The site is so good.
One of my true heroes. Such a varied and interesting career. Excellent at so many things. Guys like that don’t happen often. That he did it at a time when people his color had doors slammed in their faces routinely is all the more remarkable.
My favorite story about Gordon Parks was one I saw him tell when during a documentary about depression ers photography PBS did. He was talking about when he showed up for his first day of work under Roy Stryker. Stryker told him upon coming in that his first assignment was to go downstairs and get lunch and then go acros the street and see a movie. This being the 1930’s he was promptly turned away for being black and returned to the office. When he walked in minutes later Stryker asked him how things went. Parks told him, “I think you know how it went.” Stryker said “Yeah, so what are you gonna do about it?” Parks told him he didn’t know what to do about it and Stryker said “then why’d you bring that camera down here?”
Parks knew that you can’t just take a picture of a bigot and write “bigot” on it. You put it infront of people so they can figure it out on their own. “American Gothic” is the perfect example of how to powerfully express subjugation.

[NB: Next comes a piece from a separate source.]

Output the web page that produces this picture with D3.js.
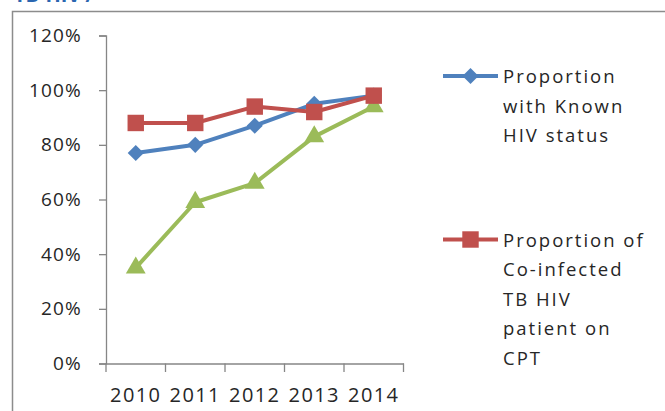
<!DOCTYPE html>
<html><head><meta charset="utf-8">
<script src="https://cdn.jsdelivr.net/npm/d3@7"></script>
<style>body{margin:0;background:#fff;} svg{display:block;} text{font-family:"Open Sans",sans-serif;}</style>
</head><body>
<svg id="c" width="665" height="411"></svg>
<script>
const years = ["2010","2011","2012","2013","2014"];
const knownHIV = [77, 80, 87, 95, 98];
const coinfectedCPT = [88, 88, 94, 92, 98];
const thirdSeries = [35, 59, 66, 83, 94];
const yTicks = [0, 20, 40, 60, 80, 100, 120];
const legendKnown = ["Proportion", "with Known", "HIV status"];
const legendCPT = ["Proportion of", "Co-infected", "TB HIV", "patient on", "CPT"];

const svg = d3.select("#c");
// partial title at top (cut by the top edge, as in the source image)
svg.append("text").attr("x", 14).attr("y", 2).attr("fill", "#2a66b0")
  .attr("font-weight", "bold").attr("font-size", 20).text("TB-HIV /");
// chart frame
svg.append("path").attr("d", "M12.5,411 V11.5 H665").attr("fill", "none").attr("stroke", "#8c8c8c").attr("stroke-width", 1.5);

const x = d3.scaleBand().domain(years).range([106, 403.5]);
const y = d3.scaleLinear().domain([0, 120]).range([363.5, 35.5]);

const ya = svg.append("g").attr("transform", "translate(106,0)")
  .call(d3.axisLeft(y).tickValues(yTicks).tickFormat(d => d + "%").tickSize(7).tickPadding(17));
ya.select(".domain").attr("stroke", "#868686").attr("stroke-width", 1.3);
ya.selectAll(".tick line").attr("stroke", "#868686").attr("stroke-width", 1.3);
ya.selectAll("text").attr("font-size", 19).attr("fill", "#262626").attr("letter-spacing", 1.2).attr("font-family", "Open Sans");

const xa = svg.append("g").attr("transform", "translate(0,363.5)")
  .call(d3.axisBottom(x).tickSize(0).tickPadding(24));
xa.select(".domain").attr("stroke", "#868686").attr("stroke-width", 1.3);
xa.selectAll("text").attr("font-size", 20).attr("fill", "#262626").attr("letter-spacing", 1.4).attr("font-family", "Open Sans");
// category boundary ticks
const bounds = years.map(d => x(d)).concat([x(years[years.length-1]) + x.bandwidth()]);
svg.append("g").selectAll("line").data(bounds).join("line")
  .attr("x1", d => d).attr("x2", d => d).attr("y1", 363.5).attr("y2", 372)
  .attr("stroke", "#868686").attr("stroke-width", 1.3);

const cx = d => x(d) + x.bandwidth() / 2;
const line = d3.line().x(d => cx(d[0])).y(d => y(d[1]));
const diamond = d3.symbolDiamond2 || d3.symbolDiamond;
const diamondSize = d3.symbolDiamond2 ? 165 : 150;

const series = [
  {vals: thirdSeries, color: "#9BBB59", sym: d3.symbolTriangle, size: 170},
  {vals: knownHIV, color: "#4F81BD", sym: diamond, size: diamondSize},
  {vals: coinfectedCPT, color: "#C0504D", sym: d3.symbolSquare, size: 270}
];
series.forEach(s => {
  const pts = years.map((yr, i) => [yr, s.vals[i]]);
  svg.append("path").datum(pts).attr("d", line).attr("fill", "none")
    .attr("stroke", s.color).attr("stroke-width", 4).attr("stroke-linejoin", "round");
  svg.append("g").selectAll("path").data(pts).join("path")
    .attr("transform", d => `translate(${cx(d[0])},${y(d[1])})`)
    .attr("d", d3.symbol().type(s.sym).size(s.size)).attr("fill", s.color);
});

// legend
function legend(yy, color, sym, size, lines) {
  svg.append("line").attr("x1", 443).attr("x2", 498).attr("y1", yy).attr("y2", yy)
    .attr("stroke", color).attr("stroke-width", 4);
  svg.append("path").attr("transform", `translate(470.5,${yy})`)
    .attr("d", d3.symbol().type(sym).size(size)).attr("fill", color);
  const t = svg.append("text").attr("x", 503).attr("y", yy + 7).attr("font-size", 18.5)
    .attr("fill", "#262626").attr("letter-spacing", 2);
  lines.forEach((l, i) => t.append("tspan").attr("x", 503).attr("dy", i === 0 ? 0 : 29.5).text(l));
}
legend(76, "#4F81BD", diamond, diamondSize, legendKnown);
legend(239.5, "#C0504D", d3.symbolSquare, 270, legendCPT);
</script>
</body></html>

Gordon Parks was the commencment speaker for my graduating class at the Minneapolis College of Art and Design in 1979. To say that the speech itself was nothing less than awe-inspiring would be a gross understatement. By and large diplomas are nothing more than a piece of paper that doesn’t mean a helluva lot in the long run. But to have Mr. Park’s signature next to my name was truly a badge of honor. It made four long years seem very, very short compared to what this guy accomplished.